Problem to solve:
Write out each line in which the string "with" is present.

Source material:
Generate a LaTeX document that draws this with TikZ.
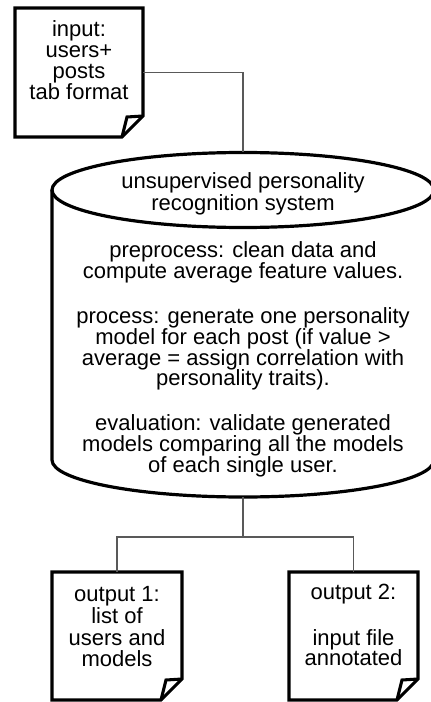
\documentclass[tikz,border=0pt]{standalone}
\usepackage{fontspec}
\setmainfont{Liberation Sans}
\setlength{\lineskiplimit}{-10pt}
\begin{document}
\begin{tikzpicture}[x=0.75pt,y=-0.75pt,
  docline/.style={line width=2.3pt,line join=miter},
  cylline/.style={line width=2.4pt},
  docbox/.style={draw=none,inner sep=0pt,outer sep=0pt,rectangle},
  conn/.style={line width=0.8pt,draw=black!65},
  txt/.style={inner sep=0pt,align=center,font=\fontsize{16.5}{#1}\selectfont},
]
\useasboundingbox (0,0) rectangle (430,702);
\newcommand\docshape[1]{%
  \draw[docline] (#1.north west) -- (#1.north east) -- ([yshift=15.75pt]#1.south east)
     -- ([xshift=-15.75pt]#1.south east) -- (#1.south west) -- cycle;
  \draw[docline] ([yshift=15.75pt]#1.south east) -- ([xshift=-12pt,yshift=15pt]#1.south east)
     -- ([xshift=-15.75pt]#1.south east);}
% boxes
\node[docbox,minimum width=96pt,minimum height=96.75pt] (in) at (79,72.5) {};
\node[docbox,minimum width=97.5pt,minimum height=96pt] (out1) at (117,636) {};
\node[docbox,minimum width=96.75pt,minimum height=96pt] (out2) at (353.5,636) {};
\docshape{in}
\docshape{out1}
\docshape{out2}
% cylinder
\draw[cylline] (243,190) ellipse [x radius=143.25pt, y radius=28.125pt];
\draw[cylline] (52,190) -- (52,460) arc[start angle=180, end angle=360, x radius=143.25pt, y radius=27.75pt] -- (434,190);
\coordinate (cyltop) at (243,152.5);
\coordinate (cylbot) at (243,497);
\coordinate (split) at (243,537);
% connectors
\draw[conn] (in.east) -| (cyltop);
\draw[conn] (cylbot) -- (split);
\draw[conn] (split) -| (out1.north);
\draw[conn] (split) -| (out2.north);
% texts
\node[txt=15.75pt] (intext) at (79,60.6) {input:\\users+\\posts\\tab format};
\node[txt=16.3pt] (cyltitle) at (243,193.6) {unsupervised personality\\recognition system};
\node[txt=15.5pt] (cylbody) at (243,359.4) {preprocess: clean data and\\compute average feature values.\\[18.4pt]process: generate one personality\\model for each post (if value >\\average = assign correlation with\\personality traits).\\[18.4pt]evaluation: validate generated\\models comparing all the models\\of each single user.};
\node[txt=16.4pt] (out1text) at (117,626.6) {output 1:\\list of\\users and\\models};
\node[txt=15.5pt] (out2text) at (353.5,625) {output 2:\\[18.75pt]input file\\annotated};
\end{tikzpicture}
\end{document}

Answer in full:
Generate a LaTeX document that draws this with TikZ.
\node[txt=15.5pt] (cylbody) at (243,359.4) {preprocess: clean data and\\compute average feature values.\\[18.4pt]process: generate one personality\\model for each post (if value >\\average = assign correlation with\\personality traits).\\[18.4pt]evaluation: validate generated\\models comparing all the models\\of each single user.};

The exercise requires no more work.